Dignity, Medical Treatment and COVID-19
By Father Kenneth Wasilewski
The premise upon which the Church builds her moral and social teaching is the inestimable dignity of every human person — a dignity which begins the moment we first exist and remains always ours — one that comes from being made in the image and likeness of God. 
Morally, this guides the way we are called to treat ourselves and others. Socially, this is supposed to guide the way that society itself is structured and operates. And while there are many modern challenges Christians must confront in order to uphold such a radical view of the worth of human persons, there are also scenarios where it may become impossible to offer everyone what their dignity would otherwise entitle them to. 
The ongoing COVID-19 pandemic presents us with some examples where this is either already happening or could potentially happen. One such example that many Catholics have already had to sadly deal with concerns is funerals, or the lack thereof. 
While the loss of a loved one can be painful enough on its own, the fact that normal funerals cannot currently be held, and friends and family may not be able to gather to pay their respects, can add greater difficulty. 
When we stop and think about it, funerals exist because of the value that human beings have. They’re an opportunity to offer prayers for the deceased person’s salvation and support those who mourn their loss. Funerals are but one indication of the fact that the deceased person was endowed with that value, that dignity, which comes from God Himself. 
Those of us who attend the funeral or otherwise offer support are witnessing to this dignity. But given the reality of the pandemic, this sacred way of honoring a person must unfortunately be restricted or denied for the time being. 
Certainly, this doesn’t prevent us from offering our prayers and support from afar, but it nevertheless eliminates something the deceased would otherwise be entitled to. And we can probably think of other such examples like this that are already happening. 

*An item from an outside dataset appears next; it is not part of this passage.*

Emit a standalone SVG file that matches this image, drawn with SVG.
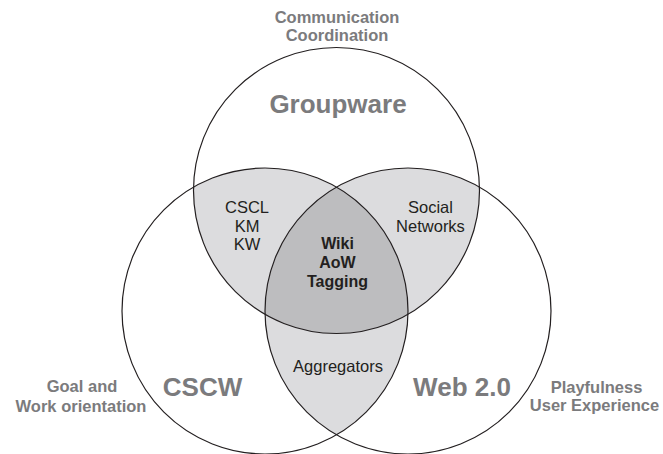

There are however, other challenges which are looming on the horizon depending on how catastrophic the pandemic ends up being. And these are possibilities which have already become realities in some places. 
Take, for example, the limited resources that health care workers have at their disposal to treat those affected by COVID-19 and other serious health problems. We’ve all heard of the shortage of personal protective equipment and life-saving devices like ventilators. 

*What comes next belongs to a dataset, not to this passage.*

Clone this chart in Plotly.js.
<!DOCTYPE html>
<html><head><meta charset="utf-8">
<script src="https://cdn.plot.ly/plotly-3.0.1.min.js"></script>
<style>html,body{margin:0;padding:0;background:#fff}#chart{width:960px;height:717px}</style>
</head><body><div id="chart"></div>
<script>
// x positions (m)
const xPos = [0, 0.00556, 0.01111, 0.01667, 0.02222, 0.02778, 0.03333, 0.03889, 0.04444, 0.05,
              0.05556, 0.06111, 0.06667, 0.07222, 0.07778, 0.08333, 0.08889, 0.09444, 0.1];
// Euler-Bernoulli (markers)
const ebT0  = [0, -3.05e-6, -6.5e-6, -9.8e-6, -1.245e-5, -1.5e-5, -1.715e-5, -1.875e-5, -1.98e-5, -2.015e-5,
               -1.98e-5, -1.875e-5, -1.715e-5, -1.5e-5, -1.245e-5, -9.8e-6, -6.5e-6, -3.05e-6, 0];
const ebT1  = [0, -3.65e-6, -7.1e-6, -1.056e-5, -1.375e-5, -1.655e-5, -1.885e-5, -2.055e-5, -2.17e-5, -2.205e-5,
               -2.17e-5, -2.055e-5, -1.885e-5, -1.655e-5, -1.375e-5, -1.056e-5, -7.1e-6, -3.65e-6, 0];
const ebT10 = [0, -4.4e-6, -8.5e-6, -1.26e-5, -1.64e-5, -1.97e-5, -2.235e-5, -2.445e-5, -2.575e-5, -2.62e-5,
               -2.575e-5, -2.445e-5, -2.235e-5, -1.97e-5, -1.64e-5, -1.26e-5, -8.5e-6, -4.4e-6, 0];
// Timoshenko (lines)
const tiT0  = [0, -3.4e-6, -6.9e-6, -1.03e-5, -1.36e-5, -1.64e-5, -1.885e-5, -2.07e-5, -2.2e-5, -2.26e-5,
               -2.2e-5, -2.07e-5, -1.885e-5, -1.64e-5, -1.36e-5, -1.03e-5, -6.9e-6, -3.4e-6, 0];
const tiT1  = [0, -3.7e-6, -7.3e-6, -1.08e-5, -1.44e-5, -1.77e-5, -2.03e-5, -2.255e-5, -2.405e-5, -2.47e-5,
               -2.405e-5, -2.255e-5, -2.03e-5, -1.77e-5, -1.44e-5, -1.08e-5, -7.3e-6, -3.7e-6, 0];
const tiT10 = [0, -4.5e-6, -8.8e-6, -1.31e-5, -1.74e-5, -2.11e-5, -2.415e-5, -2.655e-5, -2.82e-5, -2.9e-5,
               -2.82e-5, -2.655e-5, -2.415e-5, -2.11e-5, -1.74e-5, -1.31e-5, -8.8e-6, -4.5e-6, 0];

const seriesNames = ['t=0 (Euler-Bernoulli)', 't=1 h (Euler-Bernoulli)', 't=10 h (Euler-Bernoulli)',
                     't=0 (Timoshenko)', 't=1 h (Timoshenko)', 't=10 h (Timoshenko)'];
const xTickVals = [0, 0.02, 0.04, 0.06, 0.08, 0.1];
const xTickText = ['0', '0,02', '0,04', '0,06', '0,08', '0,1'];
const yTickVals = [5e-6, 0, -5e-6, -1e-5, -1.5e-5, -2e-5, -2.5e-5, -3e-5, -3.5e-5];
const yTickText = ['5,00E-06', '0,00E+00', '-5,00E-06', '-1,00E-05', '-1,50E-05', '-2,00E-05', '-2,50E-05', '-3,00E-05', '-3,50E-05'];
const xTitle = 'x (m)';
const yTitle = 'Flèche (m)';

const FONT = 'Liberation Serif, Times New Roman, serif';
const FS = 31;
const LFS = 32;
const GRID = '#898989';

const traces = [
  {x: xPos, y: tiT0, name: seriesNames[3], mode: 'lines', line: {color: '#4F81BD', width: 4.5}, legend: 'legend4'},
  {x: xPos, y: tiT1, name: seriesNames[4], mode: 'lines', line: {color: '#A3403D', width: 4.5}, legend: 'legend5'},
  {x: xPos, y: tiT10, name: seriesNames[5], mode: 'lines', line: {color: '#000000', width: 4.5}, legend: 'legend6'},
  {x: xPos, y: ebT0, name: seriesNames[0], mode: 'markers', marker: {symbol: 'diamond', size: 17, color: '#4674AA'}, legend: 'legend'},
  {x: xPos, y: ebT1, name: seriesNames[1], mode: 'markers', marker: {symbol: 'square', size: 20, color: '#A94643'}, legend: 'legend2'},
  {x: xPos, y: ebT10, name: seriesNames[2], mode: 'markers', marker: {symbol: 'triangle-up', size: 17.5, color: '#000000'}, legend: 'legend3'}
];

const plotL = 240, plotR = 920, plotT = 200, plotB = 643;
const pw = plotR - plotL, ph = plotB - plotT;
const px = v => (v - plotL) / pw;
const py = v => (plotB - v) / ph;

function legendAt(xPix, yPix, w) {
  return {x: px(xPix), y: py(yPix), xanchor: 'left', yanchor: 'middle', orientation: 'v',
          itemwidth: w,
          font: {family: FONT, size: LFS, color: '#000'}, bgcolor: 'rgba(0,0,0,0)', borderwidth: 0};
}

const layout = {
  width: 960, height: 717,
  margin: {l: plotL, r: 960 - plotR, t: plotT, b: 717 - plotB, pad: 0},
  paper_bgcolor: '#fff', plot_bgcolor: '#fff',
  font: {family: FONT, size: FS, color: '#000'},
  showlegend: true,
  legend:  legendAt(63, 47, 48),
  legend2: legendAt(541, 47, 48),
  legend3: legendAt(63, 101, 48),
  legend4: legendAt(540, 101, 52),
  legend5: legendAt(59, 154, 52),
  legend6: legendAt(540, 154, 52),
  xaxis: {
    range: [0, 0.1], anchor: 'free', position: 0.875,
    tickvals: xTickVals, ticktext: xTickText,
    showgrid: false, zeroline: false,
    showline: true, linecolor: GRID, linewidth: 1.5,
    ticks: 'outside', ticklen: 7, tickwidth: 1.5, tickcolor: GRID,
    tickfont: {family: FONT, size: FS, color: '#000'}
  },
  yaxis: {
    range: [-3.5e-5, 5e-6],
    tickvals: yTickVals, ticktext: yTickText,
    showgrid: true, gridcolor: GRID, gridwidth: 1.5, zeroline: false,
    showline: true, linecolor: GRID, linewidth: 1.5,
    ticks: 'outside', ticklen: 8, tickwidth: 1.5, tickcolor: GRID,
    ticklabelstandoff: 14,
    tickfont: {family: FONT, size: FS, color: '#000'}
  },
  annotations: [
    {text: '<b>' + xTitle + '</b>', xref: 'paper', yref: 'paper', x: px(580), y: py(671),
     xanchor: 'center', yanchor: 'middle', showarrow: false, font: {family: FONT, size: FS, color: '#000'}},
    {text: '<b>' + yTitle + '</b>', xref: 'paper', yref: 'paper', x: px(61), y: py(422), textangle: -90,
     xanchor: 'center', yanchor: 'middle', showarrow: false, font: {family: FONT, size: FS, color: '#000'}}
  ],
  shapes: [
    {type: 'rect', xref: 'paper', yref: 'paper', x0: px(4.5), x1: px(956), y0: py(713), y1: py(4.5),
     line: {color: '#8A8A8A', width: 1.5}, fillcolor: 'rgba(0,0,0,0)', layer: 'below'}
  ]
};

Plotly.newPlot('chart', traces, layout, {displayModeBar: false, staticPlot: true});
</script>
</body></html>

What this means is that even though there may be equipment and technology that can successfully help a person suffering a serious condition, there may not be enough of it when it is needed. And herein lies the dilemma about being able to treat every person according to their underlying dignity. If there is only one ventilator available and three people who need it, then who gets it? Clearly, each of them have the same basic human dignity. 
Under normal circumstances, regardless of other considerations, it could easily be construed as an act of unjust discrimination to deny a person medical treatment which is likely to benefit them — at least if such treatment is available. But with COVID-19 we are not in normal circumstances. Therefore, decisions along these lines will have to be made. 
This is where serious moral considerations have to be carefully weighed. Will the deciding factors of who gets treated and who doesn’t end up being forms of discrimination such as race, age, economic status or popularity? Or will other, perhaps more equitable criteria be the deciding factors such as likelihood of success? 
These are grim and disturbing questions to ask and to face, and yet we find ourselves likely to face them. Our teaching about the dignity of every human person is clear, even if the answers to living that out in practice will in times like these prove to be less so.